EDIT: added a verbose example for counting the countries
$sql = "SELECT COUNT(DISTINCT country) AS NumCountries FROM users";
$result = mysql_query($sql);
$number_of_countries = 0;
if ($row = mysql_fetch_assoc($result)) {
$number_of_countries = $row['NumCountries'];
}
This altogether you can then print out:
printf('<p>So far, <strong>%d</strong> individuals and <strong>%d</strong> '.
'organisations from <strong>%d</strong> countries have registered '.

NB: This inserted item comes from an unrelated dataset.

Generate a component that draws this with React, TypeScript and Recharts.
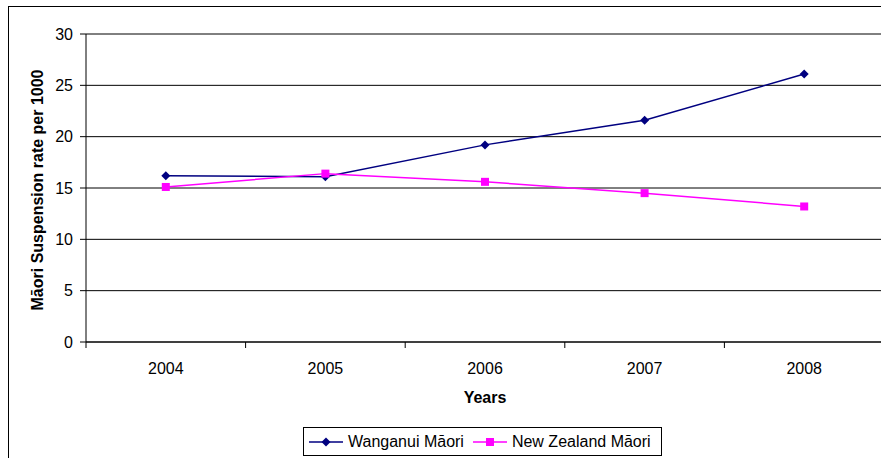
import { LineChart, Line, XAxis, YAxis, CartesianGrid } from 'recharts';

const years = ['2004', '2005', '2006', '2007', '2008'];
const wanganui = [16.2, 16.1, 19.2, 21.6, 26.1];
const newZealand = [15.1, 16.4, 15.6, 14.5, 13.2];
const yTicks = [0, 5, 10, 15, 20, 25, 30];

const SERIES = [
  { key: 'wanganui', name: 'Wanganui Māori', color: '#000080', shape: 'diamond' },
  { key: 'newZealand', name: 'New Zealand Māori', color: '#FF00FF', shape: 'square' },
];

const data = years.map((year, i) => ({ year, wanganui: wanganui[i], newZealand: newZealand[i] }));

const FONT = '"Liberation Sans", Arial, sans-serif';

function Diamond({ cx, cy, fill }: { cx?: number; cy?: number; fill: string }) {
  if (cx == null || cy == null) return null;
  const r = 4.5;
  return <path d={`M${cx},${cy - r}L${cx + r},${cy}L${cx},${cy + r}L${cx - r},${cy}Z`} fill={fill} />;
}

function Square({ cx, cy, fill }: { cx?: number; cy?: number; fill: string }) {
  if (cx == null || cy == null) return null;
  const r = 4;
  return <rect x={cx - r} y={cy - r} width={r * 2} height={r * 2} fill={fill} />;
}

// year label at the band centre, tick marks on the band edges
function YearTick(props: any) {
  const { x, y, payload, index, width, visibleTicksCount } = props;
  const off = payload.offset || width / (2 * (visibleTicksCount || years.length));
  return (
    <g>
      <line x1={x - off} y1={y - 8} x2={x - off} y2={y - 2} stroke="#000" />
      {index === years.length - 1 && <line x1={x + off} y1={y - 8} x2={x + off} y2={y - 2} stroke="#000" />}
      <text x={x} y={y} dy={24} textAnchor="middle" fontSize={16} fill="#000" fontFamily={FONT}>
        {payload.value}
      </text>
    </g>
  );
}

function LegendMark({ color, shape }: { color: string; shape: string }) {
  return (
    <svg width={34} height={10} style={{ display: 'block' }}>
      <line x1={0} y1={5} x2={34} y2={5} stroke={color} strokeWidth={1.5} />
      {shape === 'diamond' ? <Diamond cx={17} cy={5} fill={color} /> : <Square cx={17} cy={5} fill={color} />}
    </svg>
  );
}

export default function App() {
  return (
    <div style={{ position: 'absolute', left: 0, top: 0, width: 881, height: 458, overflow: 'hidden', background: '#fff', fontFamily: FONT }}>
      <div style={{ position: 'absolute', left: 8, top: 6, width: 900, height: 500, border: '1px solid #000', boxSizing: 'border-box' }} />
      <div style={{ position: 'absolute', left: 0, top: 0 }}>
        <LineChart width={890} height={458} data={data} margin={{ top: 34, right: 6, left: 0, bottom: 0 }}>
          <CartesianGrid vertical={false} stroke="#000" />
          <XAxis
            dataKey="year"
            scale="band"
            height={116}
            axisLine={{ stroke: '#000' }}
            tickLine={false}
            tickSize={6}
            tickMargin={2}
            tick={<YearTick />}
            label={{ value: 'Years', position: 'insideTop', offset: 50, fontSize: 16, fontWeight: 'bold', fill: '#000', fontFamily: FONT }}
          />
          <YAxis
            width={86}
            domain={[0, 30]}
            ticks={yTicks}
            interval={0}
            axisLine={{ stroke: '#000' }}
            tickLine={{ stroke: '#000' }}
            tickSize={6}
            tickMargin={7}
            tick={{ fontSize: 16, fill: '#000', fontFamily: FONT }}
            label={{
              content: (p: any) => {
                const vb = p.viewBox || { x: 0, y: 34, width: 86, height: 308 };
                const cx = vb.x + vb.width / 2 - 6;
                const cy = vb.y + vb.height / 2 + 2;
                return (
                  <text x={cx} y={cy} transform={`rotate(-90 ${cx} ${cy})`} textAnchor="middle" dominantBaseline="central" fontSize={16} fontWeight="bold" fill="#000" fontFamily={FONT}>
                    Māori Suspension rate per 1000
                  </text>
                );
              },
            }}
          />
          <Line
            dataKey="wanganui"
            name={SERIES[0].name}
            stroke={SERIES[0].color}
            strokeWidth={1.5}
            dot={(p: any) => <Diamond key={p.index} cx={p.cx} cy={p.cy} fill={SERIES[0].color} />}
            activeDot={false}
            isAnimationActive={false}
          />
          <Line
            dataKey="newZealand"
            name={SERIES[1].name}
            stroke={SERIES[1].color}
            strokeWidth={1.5}
            dot={(p: any) => <Square key={p.index} cx={p.cx} cy={p.cy} fill={SERIES[1].color} />}
            activeDot={false}
            isAnimationActive={false}
          />
        </LineChart>
      </div>
      <div
        style={{
          position: 'absolute', left: 303, top: 427, width: 359, height: 29, border: '1px solid #000', boxSizing: 'border-box',
          display: 'flex', alignItems: 'center', paddingLeft: 5, fontSize: 16, color: '#000', background: '#fff',
        }}
      >
        {SERIES.map((s, i) => (
          <div key={s.key} style={{ display: 'flex', alignItems: 'center', marginLeft: i === 0 ? 0 : 9 }}>
            <LegendMark color={s.color} shape={s.shape} />
            <span style={{ marginLeft: 5, whiteSpace: 'nowrap' }}>{s.name}</span>
          </div>
        ))}
      </div>
    </div>
  );
}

'their support.</p>', $counts['individual'], $counts['organization'],
$number_of_countries);
The answer is to retrieve the answer by using the COUNT(*) function in SQL:
SELECT COUNT(*) AS individual_count FROM user WHERE type = 'individual';
SELECT COUNT(*) AS organization_count FROM user WHERE type = 'organization';
SELECT COUNT(*) AS country_count FROM user GROUP BY country;
The last will group your query set by the country name, and will result in one row for each country. Using COUNT on this result set will give the count of distinct coutries.

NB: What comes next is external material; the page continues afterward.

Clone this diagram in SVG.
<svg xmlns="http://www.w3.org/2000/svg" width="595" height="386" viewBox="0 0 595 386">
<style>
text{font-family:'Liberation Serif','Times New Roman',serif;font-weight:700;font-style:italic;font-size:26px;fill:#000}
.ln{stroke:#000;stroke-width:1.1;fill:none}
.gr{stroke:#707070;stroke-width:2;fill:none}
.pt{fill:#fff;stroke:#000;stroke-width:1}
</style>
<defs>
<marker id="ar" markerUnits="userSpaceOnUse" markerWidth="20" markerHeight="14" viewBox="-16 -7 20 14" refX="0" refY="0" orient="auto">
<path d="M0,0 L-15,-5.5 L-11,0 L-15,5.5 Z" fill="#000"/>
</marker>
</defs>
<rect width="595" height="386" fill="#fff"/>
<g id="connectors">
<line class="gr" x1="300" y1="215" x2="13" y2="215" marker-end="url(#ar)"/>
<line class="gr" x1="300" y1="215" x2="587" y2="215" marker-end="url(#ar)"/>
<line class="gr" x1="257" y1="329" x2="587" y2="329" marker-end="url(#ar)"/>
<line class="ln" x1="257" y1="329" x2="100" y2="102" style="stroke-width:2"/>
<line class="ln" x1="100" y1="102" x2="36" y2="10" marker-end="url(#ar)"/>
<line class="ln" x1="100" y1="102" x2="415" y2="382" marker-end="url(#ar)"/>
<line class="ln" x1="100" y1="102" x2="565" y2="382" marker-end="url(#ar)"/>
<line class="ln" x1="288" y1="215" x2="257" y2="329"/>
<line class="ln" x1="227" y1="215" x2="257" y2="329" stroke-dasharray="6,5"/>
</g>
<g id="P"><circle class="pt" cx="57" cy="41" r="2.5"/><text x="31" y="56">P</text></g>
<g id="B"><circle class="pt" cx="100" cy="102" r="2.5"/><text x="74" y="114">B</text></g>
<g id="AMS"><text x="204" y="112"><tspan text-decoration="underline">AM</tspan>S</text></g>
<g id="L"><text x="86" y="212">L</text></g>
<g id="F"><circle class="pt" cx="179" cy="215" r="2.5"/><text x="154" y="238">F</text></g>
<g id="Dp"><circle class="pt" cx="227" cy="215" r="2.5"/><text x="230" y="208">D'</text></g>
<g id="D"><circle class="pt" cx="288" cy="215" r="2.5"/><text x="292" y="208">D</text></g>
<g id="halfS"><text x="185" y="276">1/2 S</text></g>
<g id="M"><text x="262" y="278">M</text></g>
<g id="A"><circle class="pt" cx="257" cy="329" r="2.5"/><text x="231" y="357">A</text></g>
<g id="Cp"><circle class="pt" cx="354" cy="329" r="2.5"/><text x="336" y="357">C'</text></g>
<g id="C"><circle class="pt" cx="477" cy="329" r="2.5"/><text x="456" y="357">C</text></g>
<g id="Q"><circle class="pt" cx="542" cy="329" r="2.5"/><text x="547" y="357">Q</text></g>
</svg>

You can then fetch this value by using mysql_fetch_assoc on your $result from mysql_query, and the answer will be contained in 'invididual_count', 'organization_count' and 'country_count' for each query.
Thank you for all of your help with this (especially Cassy).
I think it's worthwhile displaying the full code in case anybody else comes across a similar requirement in the future:
<?php
$link = mysql_connect("localhost", "username", "password");
mysql_select_db("database_name", $link);
$sql = "SELECT type, COUNT(*) as cnt FROM table_name GROUP BY type";
$result = mysql_query($sql);
$counts = array();
while ($row = mysql_fetch_assoc($result)) {
$counts[$row['type']] = $row['cnt'];
}
$sql = "SELECT COUNT(DISTINCT country) AS NumCountries FROM table_name";
$result = mysql_query($sql);
$number_of_countries = 0;
if ($row = mysql_fetch_assoc($result)) {
$number_of_countries = $row['NumCountries'];
}
printf('<p><strong>So far, <em class="count">%d</em> individuals and <em class="count">%d</em> organisations from <em class="count">%d</em> countries have registered their support.', $counts['Individual'], $counts['Organisation'], $number_of_countries); ?>
If you're just looking for the number of rows returned try this:
$result = mysql_db_query($db, $query);
$num_rows = mysql_num_rows($result);
Another option would be to execute a separate query with the mysql count function and use the result from that.